+++ Data section +++
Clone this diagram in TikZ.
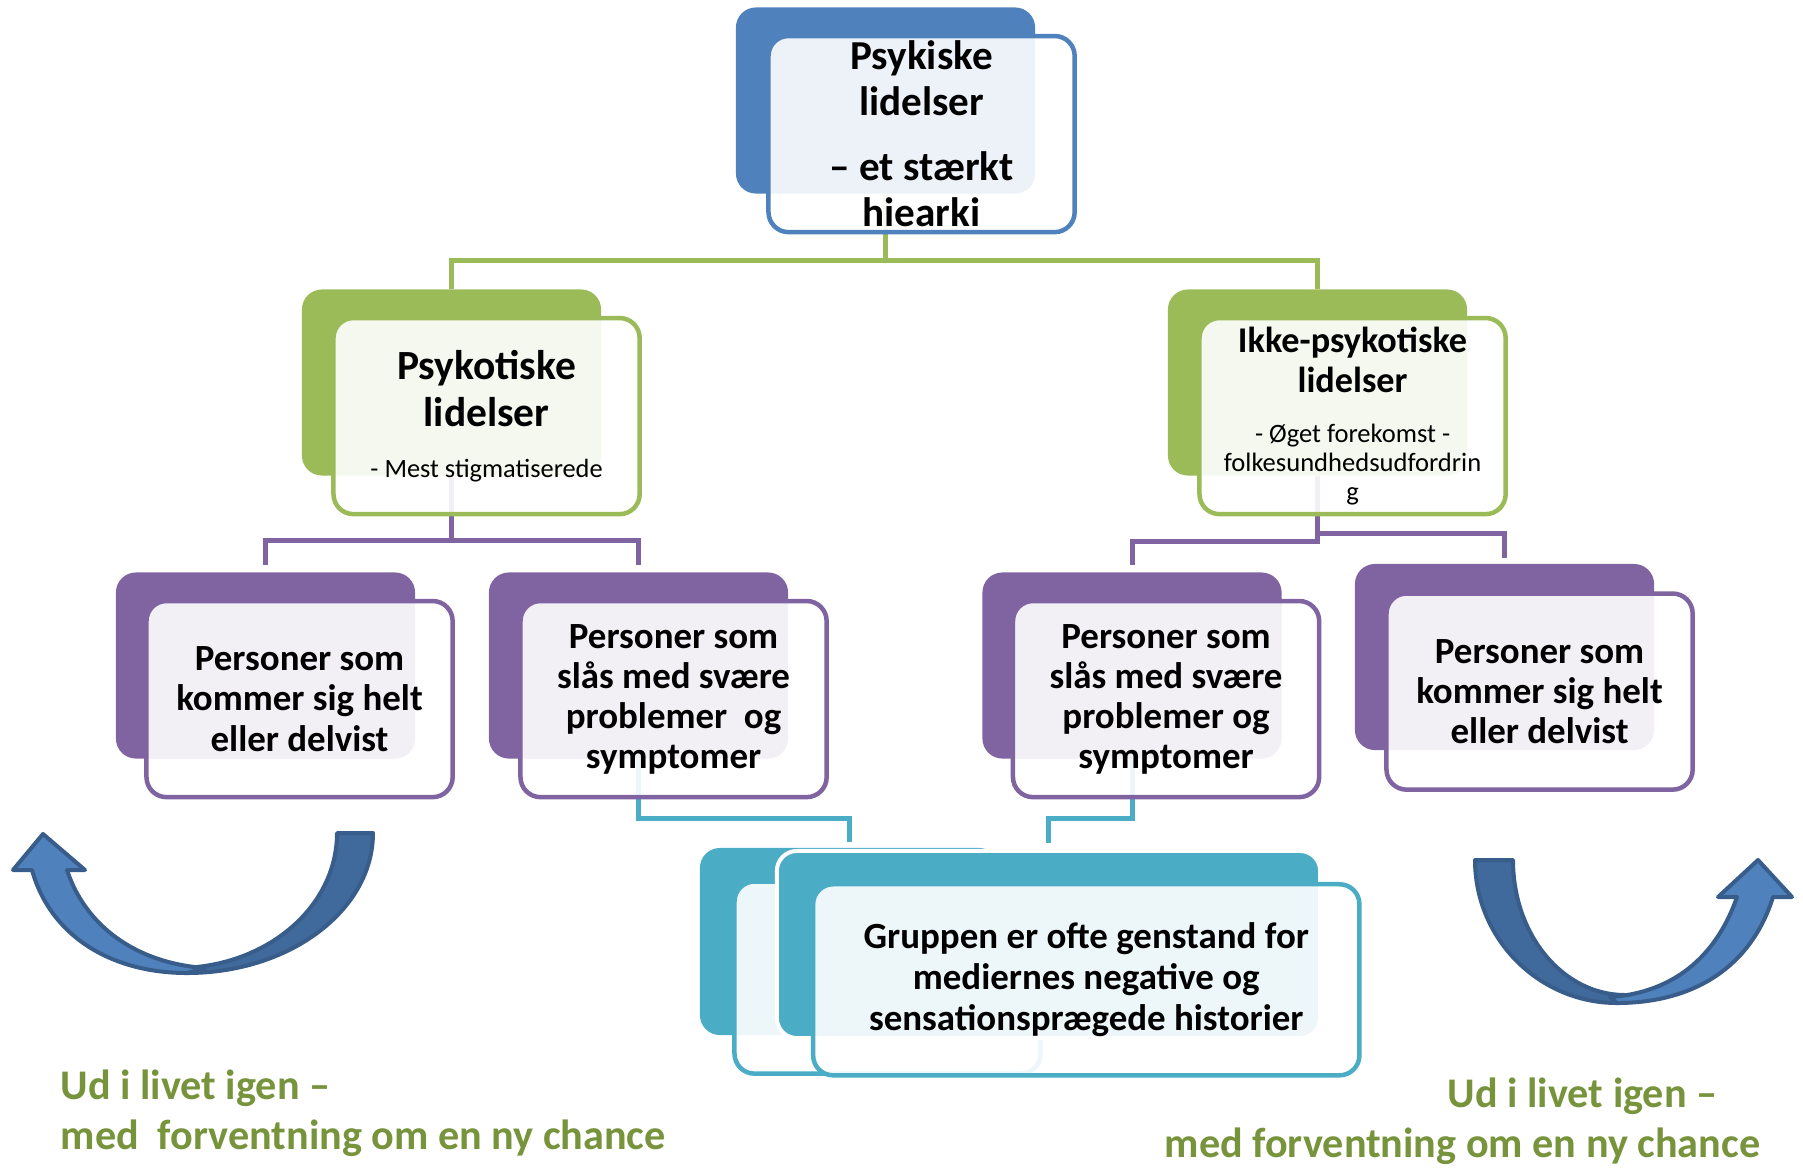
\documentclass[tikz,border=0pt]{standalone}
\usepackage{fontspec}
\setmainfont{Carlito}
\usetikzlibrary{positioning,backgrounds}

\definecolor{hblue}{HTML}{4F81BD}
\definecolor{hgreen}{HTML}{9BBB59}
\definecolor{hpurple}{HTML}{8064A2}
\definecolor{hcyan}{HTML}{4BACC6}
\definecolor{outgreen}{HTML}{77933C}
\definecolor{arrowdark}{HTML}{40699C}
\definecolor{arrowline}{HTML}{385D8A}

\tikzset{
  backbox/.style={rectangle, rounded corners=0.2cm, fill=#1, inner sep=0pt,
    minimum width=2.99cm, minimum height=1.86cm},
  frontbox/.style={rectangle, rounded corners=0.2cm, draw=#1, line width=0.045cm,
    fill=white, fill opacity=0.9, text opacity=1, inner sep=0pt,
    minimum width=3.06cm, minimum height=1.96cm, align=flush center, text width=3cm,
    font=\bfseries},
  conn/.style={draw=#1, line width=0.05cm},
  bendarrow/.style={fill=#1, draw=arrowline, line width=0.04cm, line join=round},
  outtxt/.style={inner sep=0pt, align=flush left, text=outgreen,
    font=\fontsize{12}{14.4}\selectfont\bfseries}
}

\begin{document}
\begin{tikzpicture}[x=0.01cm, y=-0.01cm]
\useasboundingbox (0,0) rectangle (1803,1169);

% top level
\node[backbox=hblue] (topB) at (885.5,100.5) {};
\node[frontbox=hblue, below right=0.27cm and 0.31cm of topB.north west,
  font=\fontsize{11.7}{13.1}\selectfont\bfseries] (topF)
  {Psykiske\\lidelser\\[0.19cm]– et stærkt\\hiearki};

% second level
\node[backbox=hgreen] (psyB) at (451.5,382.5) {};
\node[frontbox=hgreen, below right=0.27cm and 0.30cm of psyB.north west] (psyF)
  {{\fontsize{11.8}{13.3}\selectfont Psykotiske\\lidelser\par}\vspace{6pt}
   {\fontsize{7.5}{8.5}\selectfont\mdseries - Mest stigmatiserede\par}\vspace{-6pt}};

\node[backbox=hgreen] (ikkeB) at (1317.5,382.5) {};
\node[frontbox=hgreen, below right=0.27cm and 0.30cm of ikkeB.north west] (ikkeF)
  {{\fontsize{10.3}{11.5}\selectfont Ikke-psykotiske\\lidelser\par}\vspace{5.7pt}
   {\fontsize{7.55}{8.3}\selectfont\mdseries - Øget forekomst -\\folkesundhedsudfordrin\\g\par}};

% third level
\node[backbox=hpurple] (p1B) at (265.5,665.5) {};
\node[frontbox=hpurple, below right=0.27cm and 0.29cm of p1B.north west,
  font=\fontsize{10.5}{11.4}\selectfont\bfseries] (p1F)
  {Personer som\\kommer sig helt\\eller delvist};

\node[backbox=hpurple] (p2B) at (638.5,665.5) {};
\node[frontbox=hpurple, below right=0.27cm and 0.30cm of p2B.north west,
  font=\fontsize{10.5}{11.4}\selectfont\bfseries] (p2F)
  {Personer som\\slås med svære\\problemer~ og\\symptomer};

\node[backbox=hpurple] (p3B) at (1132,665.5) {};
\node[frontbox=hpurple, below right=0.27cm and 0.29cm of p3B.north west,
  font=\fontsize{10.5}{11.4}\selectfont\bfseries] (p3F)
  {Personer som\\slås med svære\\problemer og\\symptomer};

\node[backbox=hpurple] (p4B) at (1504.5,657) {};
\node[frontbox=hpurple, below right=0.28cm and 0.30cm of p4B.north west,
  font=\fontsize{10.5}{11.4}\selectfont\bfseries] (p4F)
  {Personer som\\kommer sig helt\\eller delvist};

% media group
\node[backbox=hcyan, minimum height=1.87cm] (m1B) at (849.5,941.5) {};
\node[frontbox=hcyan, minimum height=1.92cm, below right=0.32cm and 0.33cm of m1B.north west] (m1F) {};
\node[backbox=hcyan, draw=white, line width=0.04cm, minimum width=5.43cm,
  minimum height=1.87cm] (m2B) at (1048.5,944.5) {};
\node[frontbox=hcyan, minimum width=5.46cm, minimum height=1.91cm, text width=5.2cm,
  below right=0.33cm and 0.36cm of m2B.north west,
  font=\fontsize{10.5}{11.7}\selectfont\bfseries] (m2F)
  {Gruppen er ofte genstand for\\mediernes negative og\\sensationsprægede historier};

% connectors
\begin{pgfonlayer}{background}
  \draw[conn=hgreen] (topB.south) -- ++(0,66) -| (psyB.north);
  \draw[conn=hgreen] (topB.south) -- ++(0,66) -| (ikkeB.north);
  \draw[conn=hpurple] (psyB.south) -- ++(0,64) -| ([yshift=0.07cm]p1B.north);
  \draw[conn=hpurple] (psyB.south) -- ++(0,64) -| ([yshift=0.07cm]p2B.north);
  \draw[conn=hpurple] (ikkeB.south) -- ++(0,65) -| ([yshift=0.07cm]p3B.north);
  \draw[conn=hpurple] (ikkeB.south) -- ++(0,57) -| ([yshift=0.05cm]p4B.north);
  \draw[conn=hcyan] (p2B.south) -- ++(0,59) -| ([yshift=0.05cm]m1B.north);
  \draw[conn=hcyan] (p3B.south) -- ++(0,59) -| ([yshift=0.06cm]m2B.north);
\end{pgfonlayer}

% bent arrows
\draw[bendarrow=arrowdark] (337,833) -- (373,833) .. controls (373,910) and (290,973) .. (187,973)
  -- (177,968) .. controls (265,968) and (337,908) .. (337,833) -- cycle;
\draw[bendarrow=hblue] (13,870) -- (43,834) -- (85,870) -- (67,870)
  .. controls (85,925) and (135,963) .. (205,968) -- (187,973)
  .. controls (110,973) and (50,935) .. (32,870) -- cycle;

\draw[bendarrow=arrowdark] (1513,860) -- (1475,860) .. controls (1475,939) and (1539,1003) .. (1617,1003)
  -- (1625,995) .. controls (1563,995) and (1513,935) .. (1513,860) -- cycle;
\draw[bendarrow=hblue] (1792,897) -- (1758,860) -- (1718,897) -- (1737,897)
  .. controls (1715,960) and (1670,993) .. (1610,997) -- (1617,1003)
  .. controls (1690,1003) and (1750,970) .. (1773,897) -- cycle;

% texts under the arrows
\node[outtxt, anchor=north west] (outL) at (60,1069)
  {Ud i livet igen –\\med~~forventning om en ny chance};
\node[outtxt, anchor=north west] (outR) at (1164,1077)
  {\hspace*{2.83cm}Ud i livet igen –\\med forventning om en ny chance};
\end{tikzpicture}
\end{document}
+++
Reproduce the material in full, word for word, and omit the pictures.

Clone this diagram in TikZ.
\documentclass[tikz,border=0pt]{standalone}
\usepackage{fontspec}
\setmainfont{Carlito}
\usetikzlibrary{positioning,backgrounds}

\definecolor{hblue}{HTML}{4F81BD}
\definecolor{hgreen}{HTML}{9BBB59}
\definecolor{hpurple}{HTML}{8064A2}
\definecolor{hcyan}{HTML}{4BACC6}
\definecolor{outgreen}{HTML}{77933C}
\definecolor{arrowdark}{HTML}{40699C}
\definecolor{arrowline}{HTML}{385D8A}

\tikzset{
  backbox/.style={rectangle, rounded corners=0.2cm, fill=#1, inner sep=0pt,
    minimum width=2.99cm, minimum height=1.86cm},
  frontbox/.style={rectangle, rounded corners=0.2cm, draw=#1, line width=0.045cm,
    fill=white, fill opacity=0.9, text opacity=1, inner sep=0pt,
    minimum width=3.06cm, minimum height=1.96cm, align=flush center, text width=3cm,
    font=\bfseries},
  conn/.style={draw=#1, line width=0.05cm},
  bendarrow/.style={fill=#1, draw=arrowline, line width=0.04cm, line join=round},
  outtxt/.style={inner sep=0pt, align=flush left, text=outgreen,
    font=\fontsize{12}{14.4}\selectfont\bfseries}
}

\begin{document}
\begin{tikzpicture}[x=0.01cm, y=-0.01cm]
\useasboundingbox (0,0) rectangle (1803,1169);

% top level
\node[backbox=hblue] (topB) at (885.5,100.5) {};
\node[frontbox=hblue, below right=0.27cm and 0.31cm of topB.north west,
  font=\fontsize{11.7}{13.1}\selectfont\bfseries] (topF)
  {Psykiske\\lidelser\\[0.19cm]– et stærkt\\hiearki};

% second level
\node[backbox=hgreen] (psyB) at (451.5,382.5) {};
\node[frontbox=hgreen, below right=0.27cm and 0.30cm of psyB.north west] (psyF)
  {{\fontsize{11.8}{13.3}\selectfont Psykotiske\\lidelser\par}\vspace{6pt}
   {\fontsize{7.5}{8.5}\selectfont\mdseries - Mest stigmatiserede\par}\vspace{-6pt}};

\node[backbox=hgreen] (ikkeB) at (1317.5,382.5) {};
\node[frontbox=hgreen, below right=0.27cm and 0.30cm of ikkeB.north west] (ikkeF)
  {{\fontsize{10.3}{11.5}\selectfont Ikke-psykotiske\\lidelser\par}\vspace{5.7pt}
   {\fontsize{7.55}{8.3}\selectfont\mdseries - Øget forekomst -\\folkesundhedsudfordrin\\g\par}};

% third level
\node[backbox=hpurple] (p1B) at (265.5,665.5) {};
\node[frontbox=hpurple, below right=0.27cm and 0.29cm of p1B.north west,
  font=\fontsize{10.5}{11.4}\selectfont\bfseries] (p1F)
  {Personer som\\kommer sig helt\\eller delvist};

\node[backbox=hpurple] (p2B) at (638.5,665.5) {};
\node[frontbox=hpurple, below right=0.27cm and 0.30cm of p2B.north west,
  font=\fontsize{10.5}{11.4}\selectfont\bfseries] (p2F)
  {Personer som\\slås med svære\\problemer~ og\\symptomer};

\node[backbox=hpurple] (p3B) at (1132,665.5) {};
\node[frontbox=hpurple, below right=0.27cm and 0.29cm of p3B.north west,
  font=\fontsize{10.5}{11.4}\selectfont\bfseries] (p3F)
  {Personer som\\slås med svære\\problemer og\\symptomer};

\node[backbox=hpurple] (p4B) at (1504.5,657) {};
\node[frontbox=hpurple, below right=0.28cm and 0.30cm of p4B.north west,
  font=\fontsize{10.5}{11.4}\selectfont\bfseries] (p4F)
  {Personer som\\kommer sig helt\\eller delvist};

% media group
\node[backbox=hcyan, minimum height=1.87cm] (m1B) at (849.5,941.5) {};
\node[frontbox=hcyan, minimum height=1.92cm, below right=0.32cm and 0.33cm of m1B.north west] (m1F) {};
\node[backbox=hcyan, draw=white, line width=0.04cm, minimum width=5.43cm,
  minimum height=1.87cm] (m2B) at (1048.5,944.5) {};
\node[frontbox=hcyan, minimum width=5.46cm, minimum height=1.91cm, text width=5.2cm,
  below right=0.33cm and 0.36cm of m2B.north west,
  font=\fontsize{10.5}{11.7}\selectfont\bfseries] (m2F)
  {Gruppen er ofte genstand for\\mediernes negative og\\sensationsprægede historier};

% connectors
\begin{pgfonlayer}{background}
  \draw[conn=hgreen] (topB.south) -- ++(0,66) -| (psyB.north);
  \draw[conn=hgreen] (topB.south) -- ++(0,66) -| (ikkeB.north);
  \draw[conn=hpurple] (psyB.south) -- ++(0,64) -| ([yshift=0.07cm]p1B.north);
  \draw[conn=hpurple] (psyB.south) -- ++(0,64) -| ([yshift=0.07cm]p2B.north);
  \draw[conn=hpurple] (ikkeB.south) -- ++(0,65) -| ([yshift=0.07cm]p3B.north);
  \draw[conn=hpurple] (ikkeB.south) -- ++(0,57) -| ([yshift=0.05cm]p4B.north);
  \draw[conn=hcyan] (p2B.south) -- ++(0,59) -| ([yshift=0.05cm]m1B.north);
  \draw[conn=hcyan] (p3B.south) -- ++(0,59) -| ([yshift=0.06cm]m2B.north);
\end{pgfonlayer}

% bent arrows
\draw[bendarrow=arrowdark] (337,833) -- (373,833) .. controls (373,910) and (290,973) .. (187,973)
  -- (177,968) .. controls (265,968) and (337,908) .. (337,833) -- cycle;
\draw[bendarrow=hblue] (13,870) -- (43,834) -- (85,870) -- (67,870)
  .. controls (85,925) and (135,963) .. (205,968) -- (187,973)
  .. controls (110,973) and (50,935) .. (32,870) -- cycle;

\draw[bendarrow=arrowdark] (1513,860) -- (1475,860) .. controls (1475,939) and (1539,1003) .. (1617,1003)
  -- (1625,995) .. controls (1563,995) and (1513,935) .. (1513,860) -- cycle;
\draw[bendarrow=hblue] (1792,897) -- (1758,860) -- (1718,897) -- (1737,897)
  .. controls (1715,960) and (1670,993) .. (1610,997) -- (1617,1003)
  .. controls (1690,1003) and (1750,970) .. (1773,897) -- cycle;

% texts under the arrows
\node[outtxt, anchor=north west] (outL) at (60,1069)
  {Ud i livet igen –\\med~~forventning om en ny chance};
\node[outtxt, anchor=north west] (outR) at (1164,1077)
  {\hspace*{2.83cm}Ud i livet igen –\\med forventning om en ny chance};
\end{tikzpicture}
\end{document}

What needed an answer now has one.